* _Work to do_
Return all of the data exactly, with nothing left out but the pictures.

:: Given material ::

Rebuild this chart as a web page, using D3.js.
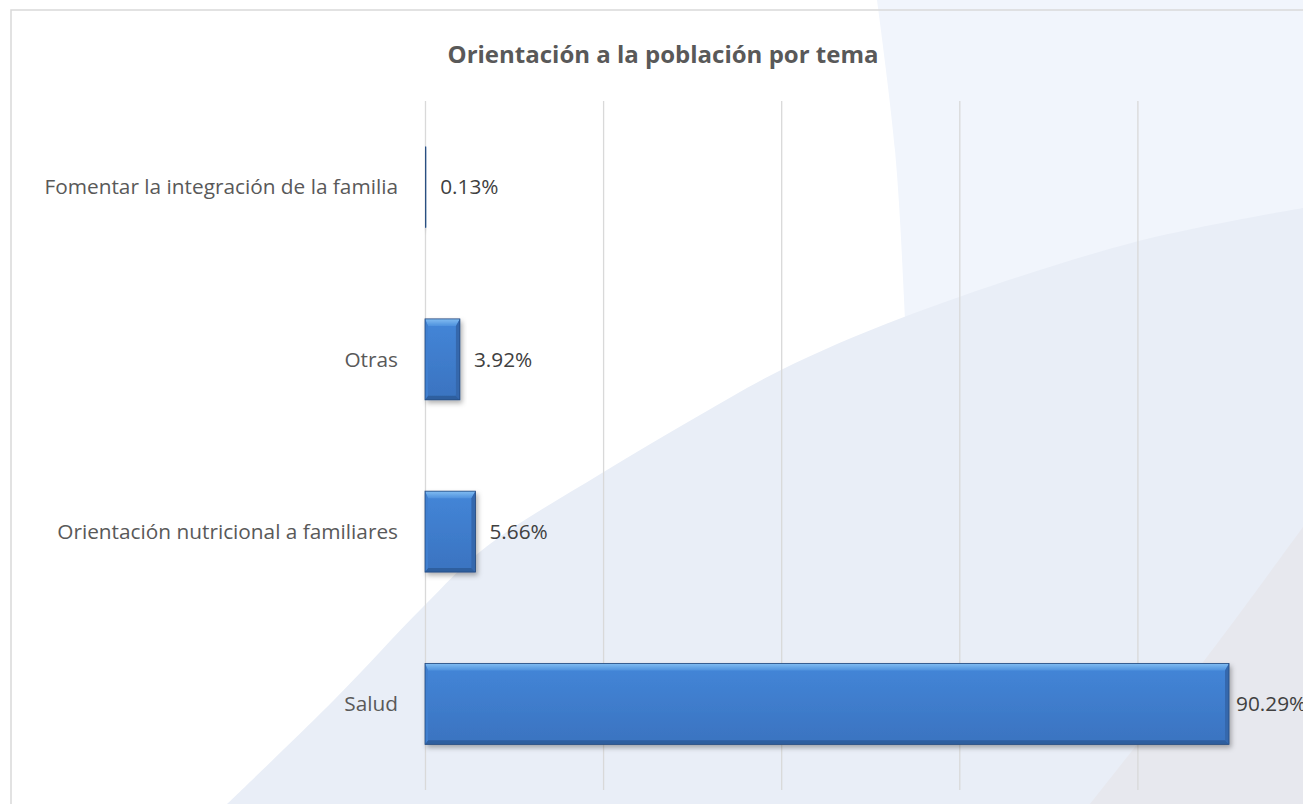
<!DOCTYPE html>
<html>
<head>
<meta charset="utf-8">
<script src="https://cdn.jsdelivr.net/npm/d3@7"></script>
<style>
	html, body { margin: 0; padding: 0; background: #fff; overflow: hidden; }
	svg { display: block; }
	text { font-family: "Open Sans", sans-serif; }
</style>
</head>
<body>
<div id="chart"></div>
<script>
	// data, bottom to top as in the picture
	let categories = ['Salud', 'Orientación nutricional a familiares', 'Otras', 'Fomentar la integración de la familia'],
			values = [0.9029, 0.0566, 0.0392, 0.0013],
			gridTicks = [0, 0.2, 0.4, 0.6, 0.8, 1],
			title = 'Orientación a la población por tema';

	let width = 1303,
			height = 804,
			grey = '#595959',
			gridGrey = '#d9d9d9',
			plot = {left: 425, right: 1315.5, top: 101, bottom: 790};

	let svg = d3.select('#chart').append('svg')
			.attr('width', width)
			.attr('height', height);

	let defs = svg.append('defs');

	let face = defs.append('linearGradient')
			.attr('id', 'face')
			.attr('x1', 0).attr('y1', 0).attr('x2', 0).attr('y2', 1);
	face.append('stop').attr('offset', '0%').attr('stop-color', '#4486d8');
	face.append('stop').attr('offset', '100%').attr('stop-color', '#3a73c0');

	let topBevel = defs.append('linearGradient')
			.attr('id', 'topBevel')
			.attr('x1', 0).attr('y1', 0).attr('x2', 0).attr('y2', 1);
	topBevel.append('stop').attr('offset', '0%').attr('stop-color', '#82bdf2');
	topBevel.append('stop').attr('offset', '100%').attr('stop-color', '#4f92de');

	let shadow = defs.append('filter')
			.attr('id', 'shadow')
			.attr('x', '-10%').attr('y', '-10%')
			.attr('width', '130%').attr('height', '140%');
	shadow.append('feDropShadow')
			.attr('dx', 2).attr('dy', 3)
			.attr('stdDeviation', 2.5)
			.attr('flood-color', '#000')
			.attr('flood-opacity', 0.3);

	// background swooshes
	let bg = svg.append('g');
	let curve = d3.line().curve(d3.curveCatmullRom);

	bg.append('rect')
			.attr('width', width).attr('height', height)
			.attr('fill', '#fff');

	bg.append('path')
			.attr('d', curve([[877, 0], [895, 150], [905, 320], [912, 500], [920, 804]]) + `L ${width} ${height} L ${width} 0 Z`)
			.attr('fill', '#f1f5fc');

	bg.append('path')
			.attr('d', curve([[227, 804], [334, 700], [423, 607], [486, 547], [602, 473], [700, 415], [781, 370], [904, 317], [1135, 242], [1303, 208]]) + `L ${width} ${height} Z`)
			.attr('fill', '#e9eef7');

	bg.append('path')
			.attr('d', curve([[1303, 527], [1207, 657], [1135, 747], [1090, 804]]) + `L ${width} ${height} Z`)
			.attr('fill', '#e7e8ee');

	// chart area border
	svg.append('path')
			.attr('d', `M 11 ${height + 5} L 11 10 L ${width + 5} 10`)
			.attr('fill', 'none')
			.attr('stroke', gridGrey)
			.attr('stroke-width', 1.5);

	let x = d3.scaleLinear()
			.domain([0, 1])
			.range([plot.left, plot.right]);

	let y = d3.scaleBand()
			.domain(categories.slice().reverse())
			.range([plot.top, plot.bottom])
			.paddingInner(0.53)
			.paddingOuter(0.265);

	// gridlines
	svg.append('g')
			.attr('transform', `translate(0, ${plot.bottom})`)
			.call(d3.axisBottom(x).tickValues(gridTicks).tickSize(-(plot.bottom - plot.top)).tickFormat(''))
			.call(g => g.select('.domain').remove())
			.call(g => g.selectAll('line').attr('stroke', gridGrey).attr('stroke-width', 1.3));

	// title
	svg.append('text')
			.text(title)
			.attr('x', 663)
			.attr('y', 63)
			.attr('text-anchor', 'middle')
			.attr('fill', grey)
			.style('font-weight', 700)
			.style('font-size', '24px');

	// category labels
	svg.append('g')
			.selectAll('text')
			.data(categories)
			.enter()
			.append('text')
			.text(d => d)
			.attr('x', plot.left - 27)
			.attr('y', d => y(d) + y.bandwidth() / 2)
			.attr('dy', '0.35em')
			.attr('text-anchor', 'end')
			.attr('fill', grey)
			.style('font-size', '20.8px');

	// bars
	let bars = svg.append('g')
			.selectAll('g')
			.data(values)
			.enter()
			.append('g')
			.attr('transform', (d, i) => `translate(${x(0)}, ${y(categories[i])})`)
			.attr('filter', 'url(#shadow)');

	let h = y.bandwidth();

	bars.append('rect')
			.attr('width', d => x(d) - x(0))
			.attr('height', h)
			.attr('fill', 'url(#face)');

	bars.each(function(d) {
		let w = x(d) - x(0);
		let g = d3.select(this);
		if (w < 4) {
			g.append('rect')
					.attr('width', Math.max(w, 1.2))
					.attr('height', h)
					.attr('fill', '#2b4f80');
			return;
		}
		let bt = Math.min(7, w / 2), bb = Math.min(4, w / 2), br = Math.min(4, w / 2), bl = Math.min(3, w / 2);
		let poly = pts => pts.map(p => p.join(',')).join(' ');
		g.append('polygon')
				.attr('points', poly([[0, 0], [w, 0], [w - br, bt], [bl, bt]]))
				.attr('fill', 'url(#topBevel)');
		g.append('polygon')
				.attr('points', poly([[0, h], [w, h], [w - br, h - bb], [bl, h - bb]]))
				.attr('fill', '#2f5f9f');
		g.append('polygon')
				.attr('points', poly([[w, 0], [w, h], [w - br, h - bb], [w - br, bt]]))
				.attr('fill', '#3467ad');
		g.append('polygon')
				.attr('points', poly([[0, 0], [0, h], [bl, h - bb], [bl, bt]]))
				.attr('fill', '#3f7fcf');
		g.append('rect')
				.attr('width', w)
				.attr('height', h)
				.attr('fill', 'none')
				.attr('stroke', '#24487c')
				.attr('stroke-width', 0.8);
	});

	// value labels
	svg.append('g')
			.selectAll('text')
			.data(values)
			.enter()
			.append('text')
			.text(d => d3.format('.2%')(d))
			.attr('x', d => x(d) + (x(d) + 75 > width ? 7 : 14))
			.attr('y', (d, i) => y(categories[i]) + h / 2)
			.attr('dy', '0.35em')
			.attr('fill', '#404040')
			.style('font-size', '20.8px');
</script>
</body>
</html>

:::

* _Full solution_
Rebuild this chart as a web page, using D3.js.
<!DOCTYPE html>
<html>
<head>
<meta charset="utf-8">
<script src="https://cdn.jsdelivr.net/npm/d3@7"></script>
<style>
	html, body { margin: 0; padding: 0; background: #fff; overflow: hidden; }
	svg { display: block; }
	text { font-family: "Open Sans", sans-serif; }
</style>
</head>
<body>
<div id="chart"></div>
<script>
	// data, bottom to top as in the picture
	let categories = ['Salud', 'Orientación nutricional a familiares', 'Otras', 'Fomentar la integración de la familia'],
			values = [0.9029, 0.0566, 0.0392, 0.0013],
			gridTicks = [0, 0.2, 0.4, 0.6, 0.8, 1],
			title = 'Orientación a la población por tema';

	let width = 1303,
			height = 804,
			grey = '#595959',
			gridGrey = '#d9d9d9',
			plot = {left: 425, right: 1315.5, top: 101, bottom: 790};

	let svg = d3.select('#chart').append('svg')
			.attr('width', width)
			.attr('height', height);

	let defs = svg.append('defs');

	let face = defs.append('linearGradient')
			.attr('id', 'face')
			.attr('x1', 0).attr('y1', 0).attr('x2', 0).attr('y2', 1);
	face.append('stop').attr('offset', '0%').attr('stop-color', '#4486d8');
	face.append('stop').attr('offset', '100%').attr('stop-color', '#3a73c0');

	let topBevel = defs.append('linearGradient')
			.attr('id', 'topBevel')
			.attr('x1', 0).attr('y1', 0).attr('x2', 0).attr('y2', 1);
	topBevel.append('stop').attr('offset', '0%').attr('stop-color', '#82bdf2');
	topBevel.append('stop').attr('offset', '100%').attr('stop-color', '#4f92de');

	let shadow = defs.append('filter')
			.attr('id', 'shadow')
			.attr('x', '-10%').attr('y', '-10%')
			.attr('width', '130%').attr('height', '140%');
	shadow.append('feDropShadow')
			.attr('dx', 2).attr('dy', 3)
			.attr('stdDeviation', 2.5)
			.attr('flood-color', '#000')
			.attr('flood-opacity', 0.3);

	// background swooshes
	let bg = svg.append('g');
	let curve = d3.line().curve(d3.curveCatmullRom);

	bg.append('rect')
			.attr('width', width).attr('height', height)
			.attr('fill', '#fff');

	bg.append('path')
			.attr('d', curve([[877, 0], [895, 150], [905, 320], [912, 500], [920, 804]]) + `L ${width} ${height} L ${width} 0 Z`)
			.attr('fill', '#f1f5fc');

	bg.append('path')
			.attr('d', curve([[227, 804], [334, 700], [423, 607], [486, 547], [602, 473], [700, 415], [781, 370], [904, 317], [1135, 242], [1303, 208]]) + `L ${width} ${height} Z`)
			.attr('fill', '#e9eef7');

	bg.append('path')
			.attr('d', curve([[1303, 527], [1207, 657], [1135, 747], [1090, 804]]) + `L ${width} ${height} Z`)
			.attr('fill', '#e7e8ee');

	// chart area border
	svg.append('path')
			.attr('d', `M 11 ${height + 5} L 11 10 L ${width + 5} 10`)
			.attr('fill', 'none')
			.attr('stroke', gridGrey)
			.attr('stroke-width', 1.5);

	let x = d3.scaleLinear()
			.domain([0, 1])
			.range([plot.left, plot.right]);

	let y = d3.scaleBand()
			.domain(categories.slice().reverse())
			.range([plot.top, plot.bottom])
			.paddingInner(0.53)
			.paddingOuter(0.265);

	// gridlines
	svg.append('g')
			.attr('transform', `translate(0, ${plot.bottom})`)
			.call(d3.axisBottom(x).tickValues(gridTicks).tickSize(-(plot.bottom - plot.top)).tickFormat(''))
			.call(g => g.select('.domain').remove())
			.call(g => g.selectAll('line').attr('stroke', gridGrey).attr('stroke-width', 1.3));

	// title
	svg.append('text')
			.text(title)
			.attr('x', 663)
			.attr('y', 63)
			.attr('text-anchor', 'middle')
			.attr('fill', grey)
			.style('font-weight', 700)
			.style('font-size', '24px');

	// category labels
	svg.append('g')
			.selectAll('text')
			.data(categories)
			.enter()
			.append('text')
			.text(d => d)
			.attr('x', plot.left - 27)
			.attr('y', d => y(d) + y.bandwidth() / 2)
			.attr('dy', '0.35em')
			.attr('text-anchor', 'end')
			.attr('fill', grey)
			.style('font-size', '20.8px');

	// bars
	let bars = svg.append('g')
			.selectAll('g')
			.data(values)
			.enter()
			.append('g')
			.attr('transform', (d, i) => `translate(${x(0)}, ${y(categories[i])})`)
			.attr('filter', 'url(#shadow)');

	let h = y.bandwidth();

	bars.append('rect')
			.attr('width', d => x(d) - x(0))
			.attr('height', h)
			.attr('fill', 'url(#face)');

	bars.each(function(d) {
		let w = x(d) - x(0);
		let g = d3.select(this);
		if (w < 4) {
			g.append('rect')
					.attr('width', Math.max(w, 1.2))
					.attr('height', h)
					.attr('fill', '#2b4f80');
			return;
		}
		let bt = Math.min(7, w / 2), bb = Math.min(4, w / 2), br = Math.min(4, w / 2), bl = Math.min(3, w / 2);
		let poly = pts => pts.map(p => p.join(',')).join(' ');
		g.append('polygon')
				.attr('points', poly([[0, 0], [w, 0], [w - br, bt], [bl, bt]]))
				.attr('fill', 'url(#topBevel)');
		g.append('polygon')
				.attr('points', poly([[0, h], [w, h], [w - br, h - bb], [bl, h - bb]]))
				.attr('fill', '#2f5f9f');
		g.append('polygon')
				.attr('points', poly([[w, 0], [w, h], [w - br, h - bb], [w - br, bt]]))
				.attr('fill', '#3467ad');
		g.append('polygon')
				.attr('points', poly([[0, 0], [0, h], [bl, h - bb], [bl, bt]]))
				.attr('fill', '#3f7fcf');
		g.append('rect')
				.attr('width', w)
				.attr('height', h)
				.attr('fill', 'none')
				.attr('stroke', '#24487c')
				.attr('stroke-width', 0.8);
	});

	// value labels
	svg.append('g')
			.selectAll('text')
			.data(values)
			.enter()
			.append('text')
			.text(d => d3.format('.2%')(d))
			.attr('x', d => x(d) + (x(d) + 75 > width ? 7 : 14))
			.attr('y', (d, i) => y(categories[i]) + h / 2)
			.attr('dy', '0.35em')
			.attr('fill', '#404040')
			.style('font-size', '20.8px');
</script>
</body>
</html>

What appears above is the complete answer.